Hi Sachin, I am sorry, it won’t be possible for me due to work load. However, since the above design is taken from the datasheet of the IC so you can rest assured it will work without fail if done correctly. That said, normally all circuits will have some minor issues initially, which will have to sorted out carefully, or else even a small mistake from the constructor can prevent the circuit from working or even cause permanent damage to the parts.
It’s OK? With this controller, can I use a modified engine alternator, creating a system to power the field coil? Thanks.
Sorry, I have no idea about it because not an automobile expert, you will have to consult a qualified auto mechanic.
Hi friend ,
I need to run the 48v 1000watt BLDC motor with out hall sensors so please provide the details for the same.
Regards,
Gopal
Hi Gopala,
You can try the above circuit or the following one:
http://pdf.datasheetcatalog.com/datasheet/MicroLinearCorporation/mXrtruz.pdf
Hi Swag,
im a RC model aircraft designer/builder. My latest thing is designing/building working hydraulic systems for my projects. For the pump I have been using miniature fuel pumps intended for model turbine engines. These pumps are very expensive (around 500$) and all use brushed DC motors.
I have found a source for pumps/motors in China that are much more reasonable in price and quality is higher but they all use a 3 phase brushless DC outrunner motor. The motor controller for these units must be plugged into the airplanes receiver. Where can I find a three phase DC motor controller that doesn’t use the airplane’s receiver. One that would allow me to simply toggle a switch to turn the pump motor on/off.
Hi Robert, If you are looking for a 3 phase DC motor controller which can be switched ON/ OFF independently with a switch, then you can try the concept discussed in the above article.
Or you can also try the 4rth circuit from this article:
https://www.homemade-circuits.com/three-phase-inverter-circuit/
sir
r8,r9,r10 resistor vale send me
Please check the following datasheet, you will find the answer under “Back EMF Sampler”

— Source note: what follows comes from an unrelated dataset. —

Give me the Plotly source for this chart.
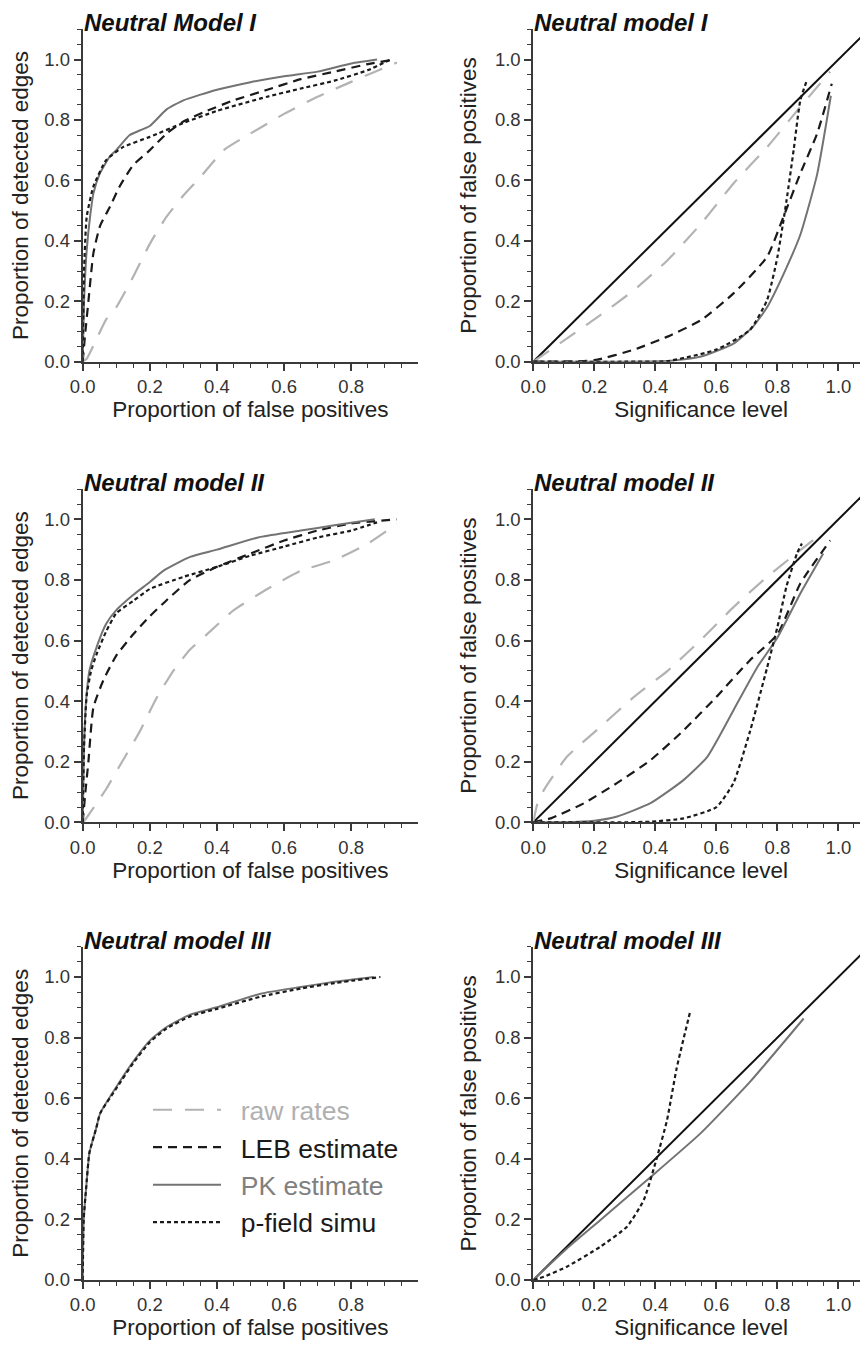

https://www.homemade-circuits.com/wp-content/uploads/2018/08/ML4425CP-datasheet.pdf
The formula is:
RES1 = 670 Ω ⁄ V x (VMOTOR – 10V)
Is the circuit above be use to a fisher pykle direct drive motor if i use 12 to 24 v input. Do you have an idea on how many amp needed to drive the motor. Or do i have to modify the winding to be driven by 12 or 24v
Hi, sorry I do not have any information regarding the specified washing machine motor.
How do I figure out the bootstrap capacitor size and capacitor C13 size?
Cool. Found an ML4426 that has a reverse feature…
pdf1.alldatasheet.com/datasheet-pdf/view/75735/MICRO-LINEAR/ML4426IS.html
yep that’s cool, thanks for updating, appreciate it.
I looked everywhere. Where can I get the ML4425 or similar chip?
I think you can find it on ebay….
Thank you for all these great BLDC motor control projects. I have been looking at theses circuits for a while and can’t see how to apply reverse to any of them. Can you explain how reversing the rotation would work. I would really appreciate the explanation.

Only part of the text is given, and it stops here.